90/- Scottish Stout #2
Appearance – The head is a stout-appropriate tan, and wonderfully dense, sticky, and lasting. The body is black, with only a hint of ruby at the bottom where the light can make it through. Held at an angle the beer looks to have dropped pretty clear in the keg.
Smell – The nose is lightly roasted coffee to start. Nothing reads burnt or charcoal (although the fireplace is adding a hint of smoke). There is a deeper maltiness behind the roasted barley that you wouldn’t have in say an Irish Dry Stout, toasted bread and toffee. Otherwise it’s clean without much identifiable character from the yeast or hops.

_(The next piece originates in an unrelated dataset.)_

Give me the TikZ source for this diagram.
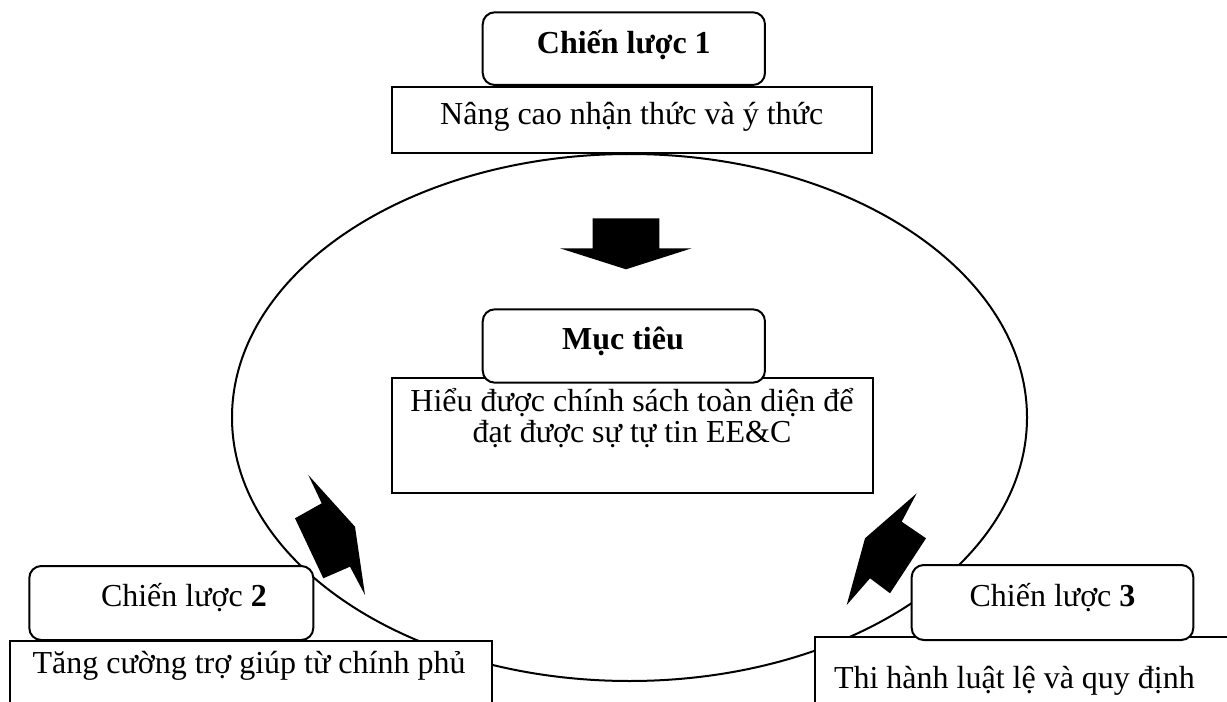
\documentclass[tikz,border=0pt]{standalone}
\usepackage{fontspec}
\setmainfont{Liberation Serif}
\begin{document}
\begin{tikzpicture}[x=0.75pt,y=-0.75pt,line width=1.5pt,
  plainbox/.style={draw=black,fill=white,rectangle,inner sep=0pt},
  roundbox/.style={draw=black,fill=white,rectangle,rounded corners=9pt,inner sep=0pt},
  txt/.style={inner sep=0pt,font=\fontsize{24}{23.25}\selectfont},
  blockarrow/.style={fill=black,draw=none}]
\path[use as bounding box] (0,0) rectangle (1227,702);
\begin{scope}
\clip (0,0) rectangle (1227,702);
% outer cycle
\draw (629.5,417.5) ellipse [x radius=397.5,y radius=263.5];

% strategy 1
\node[plainbox,minimum width=360.2pt,minimum height=49.5pt] (t1) at (631.85,120.3) {};
\node[roundbox,minimum width=211.7pt,minimum height=54.5pt] (r1) at (623.85,48.65) {};
% goal
\node[plainbox,minimum width=361pt,minimum height=86.25pt] (tm) at (632.35,435.8) {};
\node[roundbox,minimum width=211.7pt,minimum height=55pt] (rm) at (623.85,346) {};
% strategy 2
\node[plainbox,minimum width=361.3pt,minimum height=73.9pt] (t2) at (250.85,690.75) {};
\node[roundbox,minimum width=213pt,minimum height=55.5pt] (r2) at (171.3,603) {};
% strategy 3
\node[plainbox,minimum width=333.75pt,minimum height=77pt] (t3) at (1037.5,688.65) {};
\node[roundbox,minimum width=211.2pt,minimum height=56.25pt] (r3) at (1052.5,602.5) {};

% texts
\node[txt,anchor=base] (r1text) at (623.8,53.3) {\bfseries Chiến lược 1};
\node[txt,anchor=base] (t1text) at (631.7,125) {Nâng cao nhận thức và ý thức};
\node[txt,anchor=base] (rmtext) at (623,349.3) {\bfseries Mục tiêu};
\node[txt,anchor=base] (tmtexta) at (632,411.7) {Hiểu được chính sách toàn diện để};
\node[txt,anchor=base] (tmtextb) at (632,442.7) {đạt được sự tự tin EE\&C};
\node[txt,anchor=base west] (r2text) at (100,606.7) {Chiến lược \textbf{2}};
\node[txt,anchor=base] (t2text) at (249,673.3) {Tăng cường trợ giúp từ chính phủ};
\node[txt,anchor=base] (r3text) at (1052.5,606.7) {Chiến lược \textbf{3}};
\node[txt,anchor=base west] (t3text) at (833,688.3) {Thi hành luật lệ và quy định};

% block arrows towards the goal
\fill[blockarrow] (592.7,218.3) -- (659.3,218.3) -- (659.3,248.3) -- (691.7,248.3)
  -- (626,269.3) -- (560,248.3) -- (592.7,248.3) -- cycle;
\fill[blockarrow] (308.3,475) -- (355,526.7) -- (365,595) -- (350,566.7)
  -- (323.3,578.3) -- (295,518.3) -- (321.7,503.3) -- cycle;
\fill[blockarrow] (916.7,493.3) -- (901.7,521.7) -- (926,538.3) -- (890,593.3)
  -- (870,578.3) -- (846.7,605) -- (865,538.3) -- cycle;
\end{scope}
\end{tikzpicture}
\end{document}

Taste – Starts out malty and rounded, distinctly Scottish to me. The finish is long and blends caramel and coffee, lingering and evolving for a few seconds after each sip. It isn’t a rich black coffee, more a Frappuccino - mellow and inviting, but not especially complex in terms of roast. Hop bitterness is low, but it doesn’t come across overly sweet thanks to the roasted barley and toasted oak.
Mouthfeel – The carbonation is perfect, very light, nothing to disrupt the body. Sadly the body itself is underwhelming. Not thin or watery by any means, but not substantial enough for the flavors.
Drinkability & Notes – Perfect beer to drink on a snow day. Loads of flavor, without too much alcohol. Begs for another sip each time. Maybe next time I’ll add 10-15% flaked oats or rye to enhance the body. Otherwise, just about there!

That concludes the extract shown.